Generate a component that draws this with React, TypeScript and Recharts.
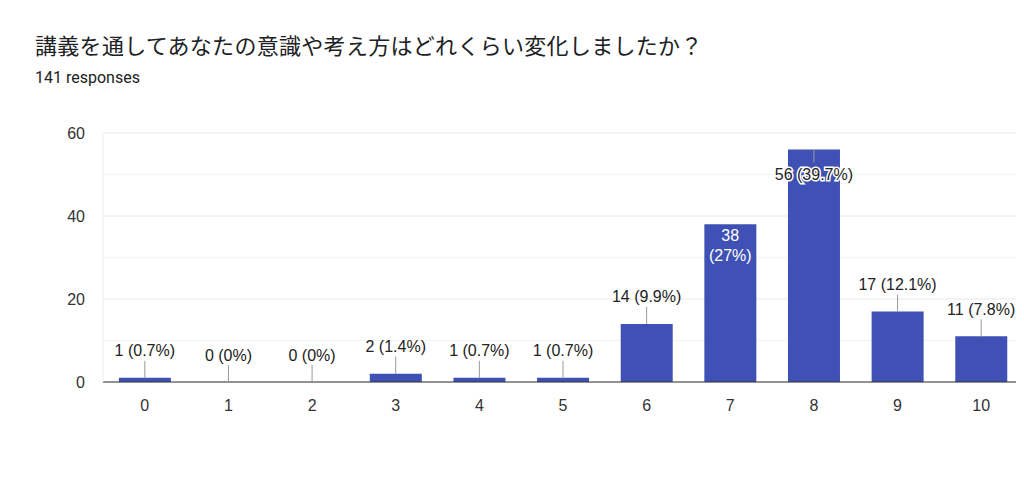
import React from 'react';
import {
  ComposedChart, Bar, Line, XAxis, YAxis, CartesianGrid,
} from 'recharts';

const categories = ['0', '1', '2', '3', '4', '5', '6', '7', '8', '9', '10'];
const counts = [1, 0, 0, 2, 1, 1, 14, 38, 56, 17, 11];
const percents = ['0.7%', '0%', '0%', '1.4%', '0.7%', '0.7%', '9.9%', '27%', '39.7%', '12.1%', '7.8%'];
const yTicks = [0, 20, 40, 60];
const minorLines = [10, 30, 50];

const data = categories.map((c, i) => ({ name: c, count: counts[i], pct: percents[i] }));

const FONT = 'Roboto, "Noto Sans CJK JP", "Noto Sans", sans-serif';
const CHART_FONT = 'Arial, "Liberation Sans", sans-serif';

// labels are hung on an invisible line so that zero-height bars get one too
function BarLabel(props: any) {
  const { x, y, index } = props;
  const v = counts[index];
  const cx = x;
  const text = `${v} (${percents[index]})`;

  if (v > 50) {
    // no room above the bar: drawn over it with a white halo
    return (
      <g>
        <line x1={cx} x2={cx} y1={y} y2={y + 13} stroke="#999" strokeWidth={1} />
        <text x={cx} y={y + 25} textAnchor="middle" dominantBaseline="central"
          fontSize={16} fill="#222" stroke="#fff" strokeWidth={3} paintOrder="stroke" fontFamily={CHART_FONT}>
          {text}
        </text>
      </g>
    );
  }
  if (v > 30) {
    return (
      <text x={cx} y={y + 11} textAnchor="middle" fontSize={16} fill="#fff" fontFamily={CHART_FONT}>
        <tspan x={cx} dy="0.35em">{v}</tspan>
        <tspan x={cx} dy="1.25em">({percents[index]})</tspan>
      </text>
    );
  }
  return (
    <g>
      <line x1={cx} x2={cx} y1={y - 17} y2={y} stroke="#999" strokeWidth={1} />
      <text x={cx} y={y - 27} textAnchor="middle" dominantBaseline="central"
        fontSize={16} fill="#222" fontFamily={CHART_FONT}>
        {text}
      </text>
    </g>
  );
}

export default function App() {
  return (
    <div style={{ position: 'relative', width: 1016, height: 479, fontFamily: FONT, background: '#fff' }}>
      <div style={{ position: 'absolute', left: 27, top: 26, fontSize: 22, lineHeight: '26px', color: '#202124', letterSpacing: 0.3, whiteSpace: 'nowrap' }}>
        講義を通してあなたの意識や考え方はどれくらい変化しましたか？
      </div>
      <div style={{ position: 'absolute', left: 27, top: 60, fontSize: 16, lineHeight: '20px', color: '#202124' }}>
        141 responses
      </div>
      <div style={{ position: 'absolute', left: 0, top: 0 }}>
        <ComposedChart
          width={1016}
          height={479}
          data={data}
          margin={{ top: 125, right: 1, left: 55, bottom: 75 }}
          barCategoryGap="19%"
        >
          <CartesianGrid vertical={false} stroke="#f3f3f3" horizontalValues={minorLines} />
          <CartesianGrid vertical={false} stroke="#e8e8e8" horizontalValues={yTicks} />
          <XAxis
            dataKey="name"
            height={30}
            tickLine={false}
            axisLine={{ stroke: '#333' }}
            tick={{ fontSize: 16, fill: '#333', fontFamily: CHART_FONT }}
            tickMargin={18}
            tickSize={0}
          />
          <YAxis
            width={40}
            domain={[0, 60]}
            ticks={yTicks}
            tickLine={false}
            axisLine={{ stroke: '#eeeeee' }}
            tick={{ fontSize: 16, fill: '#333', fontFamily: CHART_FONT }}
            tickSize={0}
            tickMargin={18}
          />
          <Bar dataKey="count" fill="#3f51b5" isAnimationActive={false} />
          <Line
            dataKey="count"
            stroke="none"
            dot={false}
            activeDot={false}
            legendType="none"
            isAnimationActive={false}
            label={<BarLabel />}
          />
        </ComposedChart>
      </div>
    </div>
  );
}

━━━━━━━━━━━━━━━━━━━━

▶ [PROBLEM DETAILS]
Make an exact copy of the data, leaving its pictures out.

▶ [RESULT FOR THIS TASK]
Generate a component that draws this with React, TypeScript and Recharts.
import React from 'react';
import {
  ComposedChart, Bar, Line, XAxis, YAxis, CartesianGrid,
} from 'recharts';

const categories = ['0', '1', '2', '3', '4', '5', '6', '7', '8', '9', '10'];
const counts = [1, 0, 0, 2, 1, 1, 14, 38, 56, 17, 11];
const percents = ['0.7%', '0%', '0%', '1.4%', '0.7%', '0.7%', '9.9%', '27%', '39.7%', '12.1%', '7.8%'];
const yTicks = [0, 20, 40, 60];
const minorLines = [10, 30, 50];

const data = categories.map((c, i) => ({ name: c, count: counts[i], pct: percents[i] }));

const FONT = 'Roboto, "Noto Sans CJK JP", "Noto Sans", sans-serif';
const CHART_FONT = 'Arial, "Liberation Sans", sans-serif';

// labels are hung on an invisible line so that zero-height bars get one too
function BarLabel(props: any) {
  const { x, y, index } = props;
  const v = counts[index];
  const cx = x;
  const text = `${v} (${percents[index]})`;

  if (v > 50) {
    // no room above the bar: drawn over it with a white halo
    return (
      <g>
        <line x1={cx} x2={cx} y1={y} y2={y + 13} stroke="#999" strokeWidth={1} />
        <text x={cx} y={y + 25} textAnchor="middle" dominantBaseline="central"
          fontSize={16} fill="#222" stroke="#fff" strokeWidth={3} paintOrder="stroke" fontFamily={CHART_FONT}>
          {text}
        </text>
      </g>
    );
  }
  if (v > 30) {
    return (
      <text x={cx} y={y + 11} textAnchor="middle" fontSize={16} fill="#fff" fontFamily={CHART_FONT}>
        <tspan x={cx} dy="0.35em">{v}</tspan>
        <tspan x={cx} dy="1.25em">({percents[index]})</tspan>
      </text>
    );
  }
  return (
    <g>
      <line x1={cx} x2={cx} y1={y - 17} y2={y} stroke="#999" strokeWidth={1} />
      <text x={cx} y={y - 27} textAnchor="middle" dominantBaseline="central"
        fontSize={16} fill="#222" fontFamily={CHART_FONT}>
        {text}
      </text>
    </g>
  );
}

export default function App() {
  return (
    <div style={{ position: 'relative', width: 1016, height: 479, fontFamily: FONT, background: '#fff' }}>
      <div style={{ position: 'absolute', left: 27, top: 26, fontSize: 22, lineHeight: '26px', color: '#202124', letterSpacing: 0.3, whiteSpace: 'nowrap' }}>
        講義を通してあなたの意識や考え方はどれくらい変化しましたか？
      </div>
      <div style={{ position: 'absolute', left: 27, top: 60, fontSize: 16, lineHeight: '20px', color: '#202124' }}>
        141 responses
      </div>
      <div style={{ position: 'absolute', left: 0, top: 0 }}>
        <ComposedChart
          width={1016}
          height={479}
          data={data}
          margin={{ top: 125, right: 1, left: 55, bottom: 75 }}
          barCategoryGap="19%"
        >
          <CartesianGrid vertical={false} stroke="#f3f3f3" horizontalValues={minorLines} />
          <CartesianGrid vertical={false} stroke="#e8e8e8" horizontalValues={yTicks} />
          <XAxis
            dataKey="name"
            height={30}
            tickLine={false}
            axisLine={{ stroke: '#333' }}
            tick={{ fontSize: 16, fill: '#333', fontFamily: CHART_FONT }}
            tickMargin={18}
            tickSize={0}
          />
          <YAxis
            width={40}
            domain={[0, 60]}
            ticks={yTicks}
            tickLine={false}
            axisLine={{ stroke: '#eeeeee' }}
            tick={{ fontSize: 16, fill: '#333', fontFamily: CHART_FONT }}
            tickSize={0}
            tickMargin={18}
          />
          <Bar dataKey="count" fill="#3f51b5" isAnimationActive={false} />
          <Line
            dataKey="count"
            stroke="none"
            dot={false}
            activeDot={false}
            legendType="none"
            isAnimationActive={false}
            label={<BarLabel />}
          />
        </ComposedChart>
      </div>
    </div>
  );
}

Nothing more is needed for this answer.